Sankt Petersburg hucznie świętuje swoje trzechsetne urodziny. Niestety, uroczystości nieco popsuła pogoda. Mimo wysiłków lotnictwa, które - na wyraźne polecenie prezydenta Putina - przeganiało chmury nad miastem, wczoraj po południu w dawnej stolicy Rosji padał silny deszcz.

Do Petersburga przyleciało ponad 30 prezydentów i premierów z całego świata. Władimir Putin - zgodnie z planem – miał ich powitać pod pomnikiem Piotra I na koniu, jednak parę godzin przed uroczystością rozpadało się na dobre.

Nie pomogły nadludzkie wysiłki 10 pilotów samolotów, bombardujących chmury specjalnym preparatem wywołującym deszcz. Zgodnie z planem miał on spaść przed Petersburgiem, tak, by niebo nad samym miastem pozostało czyste.

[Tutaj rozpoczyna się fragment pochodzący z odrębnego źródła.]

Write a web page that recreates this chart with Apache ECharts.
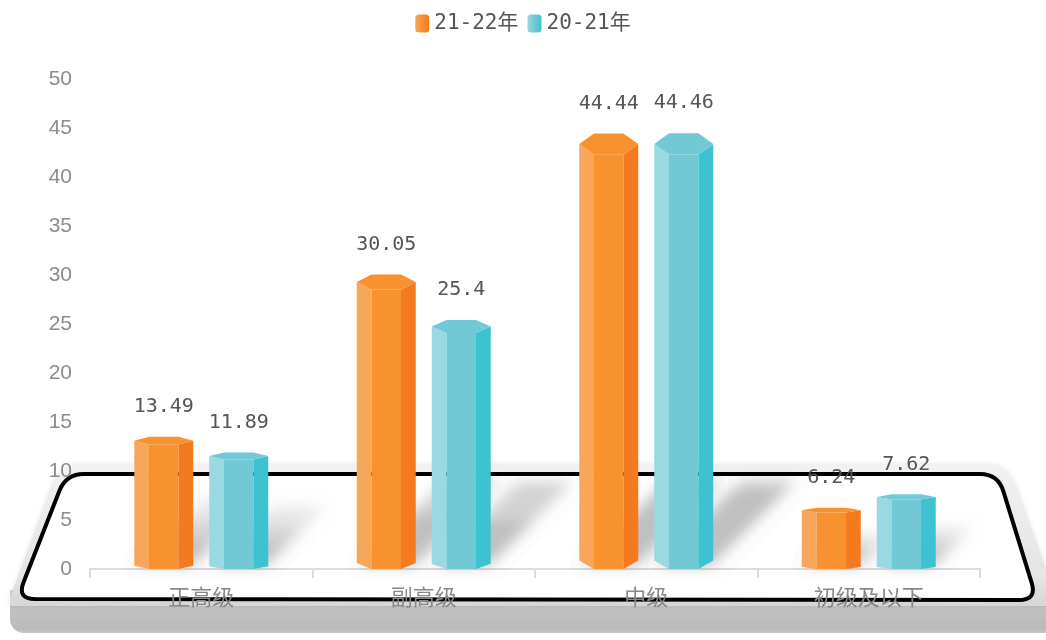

Okazało się jednak, że niż nadciągnął znad Finlandii i Estonii, a rosyjska granica od tej strony jest zbyt blisko miasta. Padało więc nad centrum i z ceremonii trzeba było zrezygnować. Żal tylko 700 tys. dolarów wydanych na rozpędzanie chmur.

Na szczęście później prezydenci wysłuchali koncertu w ciepłym i suchym teatrze. Kolejny punkt programu to uroczysta kolacja, wydana przez rosyjskiego prezydenta.

Ze względu na przyjazd ważnych gości w mieście wprowadzono bezprecedensowe środki bezpieczeństwa. M.in. operatorzy telefonii komórkowej przestali szyfrować sygnał, by służby specjalne mogły na bieżąco podsłuchiwać rozmowy.